Kepala Dinas Pertanian, Perkebunan, dan Peternakan Aceh Tamiang Yunus mengatakan, pihaknya sangat mengapresiasi program lanskap berkelanjutan karena manfaat program dirasakan langsung oleh petani lokal dan telah berhasil menurunkan angka deforestasi kawasan hutan Leuser.
”Program ini tidak boleh berakhir karena masih banyak petani yang harus diberdayakan,” kata Yunus.
Yunus mengatakan, atas pencapaian sertifikasi ISPO dan RSPO petani Aceh Tamiang yang terlibat dalam program itu telah menerima pembayaran premium pembelian kredit oleh Unilever senilai Rp 850 juta. Dana itu disalurkan sebagian untuk insentif petani, pembelian pupuk, dan kebutuhan perkebunan sawit lainnya.

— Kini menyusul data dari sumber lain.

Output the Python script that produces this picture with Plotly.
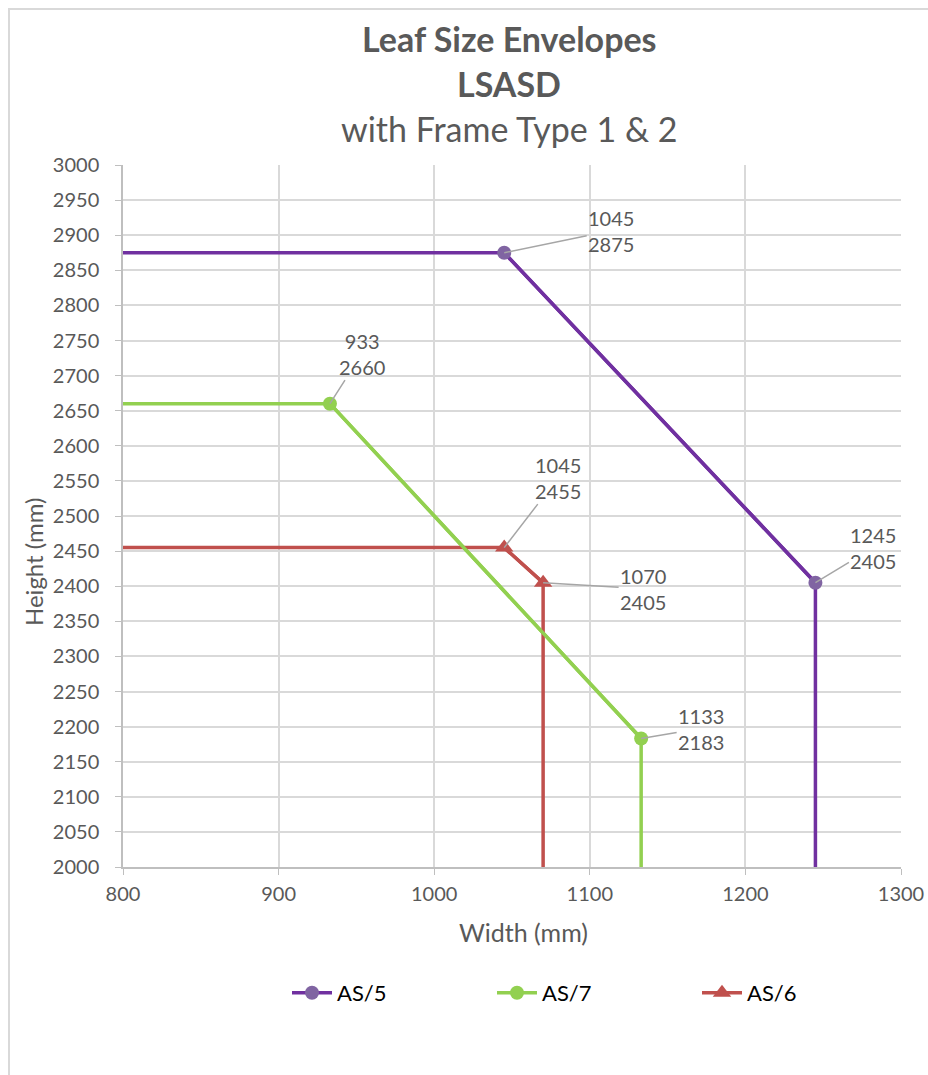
import plotly.graph_objects as go

# ---- data ----
series_names = ["AS/5", "AS/7", "AS/6"]
as5_w = [800, 1045, 1245, 1245]
as5_h = [2875, 2875, 2405, 2000]
as7_w = [800, 933, 1133, 1133]
as7_h = [2660, 2660, 2183, 2000]
as6_w = [800, 1045, 1070, 1070]
as6_h = [2455, 2455, 2405, 2000]
# corner points (marked & labelled) are indices 1 and 2 of each series
x_ticks = [800, 900, 1000, 1100, 1200, 1300]
y_ticks = list(range(2000, 3001, 50))
x_title = "Width (mm)"
y_title = "Height (mm)"

W, H = 928, 1075
L, R, T, B = 123, 27, 165, 208
pw, ph = W - L - R, H - T - B

def px_x(p):
    return (p - L) / pw

def px_y(p):
    return (H - B - p) / ph

styles = [
    dict(line="#7030A0", marker="#8064A2", symbol="circle", size=14),
    dict(line="#92D050", marker="#92D050", symbol="circle", size=14),
    dict(line="#C0504D", marker="#C0504D", symbol="triangle-up", size=16),
]
data = [(as5_w, as5_h), (as7_w, as7_h), (as6_w, as6_h)]

fig = go.Figure()
for name, (xs, ys), st in zip(series_names, data, styles):
    fig.add_trace(go.Scatter(x=xs, y=ys, mode="lines", name=name,
                             showlegend=False, line=dict(color=st["line"], width=3.5),
                             hoverinfo="skip"))
for name, (xs, ys), st in zip(series_names, data, styles):
    fig.add_trace(go.Scatter(x=xs[1:3], y=ys[1:3], mode="lines+markers", name=name,
                             line=dict(color=st["line"], width=3.5),
                             marker=dict(color=st["marker"], symbol=st["symbol"], size=st["size"])))

# label offsets (pixels) for the six corner points
offsets = [
    [(107, -22), (58, -35)],
    [(32, -50), (60, -10)],
    [(54, -70), (100, 6)],
]
annotations = []
for (xs, ys), offs in zip(data, offsets):
    for i, (ax, ay) in zip([1, 2], offs):
        annotations.append(dict(
            x=xs[i], y=ys[i], xref="x", yref="y",
            text=f"{xs[i]}<br>{ys[i]}", showarrow=True, arrowhead=0,
            arrowwidth=1.5, arrowcolor="#A6A6A6", ax=ax, ay=ay,
            font=dict(family="Lato", size=20, color="#595959"),
        ))

title_lines = [("<b>Leaf Size Envelopes</b>", 38, 34), ("<b>LSASD</b>", 83, 34),
               ("with Frame Type 1 &amp; 2", 128, 34)]
for txt, py, fs in title_lines:
    annotations.append(dict(text=txt, xref="paper", yref="paper", x=px_x(509), y=px_y(py),
                            xanchor="center", yanchor="middle", showarrow=False,
                            font=dict(family="Lato", size=fs, color="#595959")))

# axis titles
annotations.append(dict(text=x_title, xref="paper", yref="paper", x=px_x(523), y=px_y(932),
                        xanchor="center", yanchor="middle", showarrow=False,
                        font=dict(family="Lato", size=25, color="#595959")))
annotations.append(dict(text=y_title, xref="paper", yref="paper", x=px_x(33), y=px_y(562),
                        xanchor="center", yanchor="middle", showarrow=False, textangle=-90,
                        font=dict(family="Lato", size=24, color="#595959")))

fig.update_layout(
    width=W, height=H,
    margin=dict(l=L, r=R, t=T, b=B, pad=0, autoexpand=False),
    paper_bgcolor="white", plot_bgcolor="white",
    font=dict(family="Lato", size=20, color="#595959"),
    showlegend=True,
    legend=dict(orientation="h", xref="container", yref="container",
                x=287 / W, y=1 - 993 / H, xanchor="left", yanchor="middle",
                font=dict(family="Lato", size=22, color="#000000"),
                entrywidth=150, entrywidthmode="pixels", itemwidth=40,
                bgcolor="rgba(0,0,0,0)"),
    annotations=annotations,
    shapes=[dict(type="path", xref="paper", yref="paper",
                 path=f"M {px_x(9)},{px_y(1100)} L {px_x(9)},{px_y(9)} L {px_x(960)},{px_y(9)}",
                 line=dict(color="#D9D9D9", width=2))],
)
fig.update_xaxes(range=[800, 1300], tickvals=x_ticks, showgrid=True, gridcolor="#D9D9D9",
                 gridwidth=1.5, showline=True, linecolor="#BFBFBF", linewidth=1.5,
                 ticks="outside", ticklen=6, tickcolor="#BFBFBF", zeroline=False,
                 ticklabelstandoff=2, automargin=False,
                 tickfont=dict(family="Lato", size=20, color="#595959"))
fig.update_yaxes(range=[2000, 3000], tickvals=y_ticks, showgrid=True, gridcolor="#D9D9D9",
                 gridwidth=1.5, showline=True, linecolor="#BFBFBF", linewidth=1.5,
                 ticks="outside", ticklen=6, tickcolor="#BFBFBF", zeroline=False,
                 ticklabelstandoff=12, automargin=False,
                 tickfont=dict(family="Lato", size=20, color="#595959"))

fig.write_html("out.html", config={"displayModeBar": False},
               post_script="document.body.style.margin='0';document.body.style.overflow='hidden';")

”Petani tidak lagi mengganggu hutan. Kami membatasi kawasan yang bisa ditanami sawit dan untuk hutan agar tetap menjadi paru-paru dunia. Kami ingin petani Aceh Tamiang dikenal sebagai petani yang juga menjaga kawasan,” kata Yunus.
Secara geografis separuh dari kawasan Aceh Tamiang terdiri atas hutan alam, 112.000 hektar. Sedangkan wilayah perkebunan 67.300 hektar atau 30 persen dari luas wilayah. Perkebunan kelapa sawit paling dominan, yakni 43.000 hektar. Setengah dari luasan ini, yakni 21.000 hektar, merupakan kebun sawit petani swadaya dan sisanya adalah konsesi perusahaan. Adapun jumlah petani sawit di Aceh Tamiang mencapai 11.000 orang.
Koordinator Program Keberlanjutan Forum Konservasi Leuser (FKL) Hendra mengatakan, pengembangan kelapa sawit di Aceh Tamiang tidak boleh lagi merusak hutan. Program lanskap berkelanjutan merupakan jalan keluar untuk memberdayakan petani dan menjaga hutan.
”Kami ingin Aceh Tamiang menjadi model secara global meningkatkan produksi kelapa sawit tanpa merusak hutan,” kata Hendra.
Melalui program itu petani dilatih pola perkebunan yang baik, tidak merusak hutan, membuat pupuk organik, penguatan kelembagaan, hingga literasi keuangan.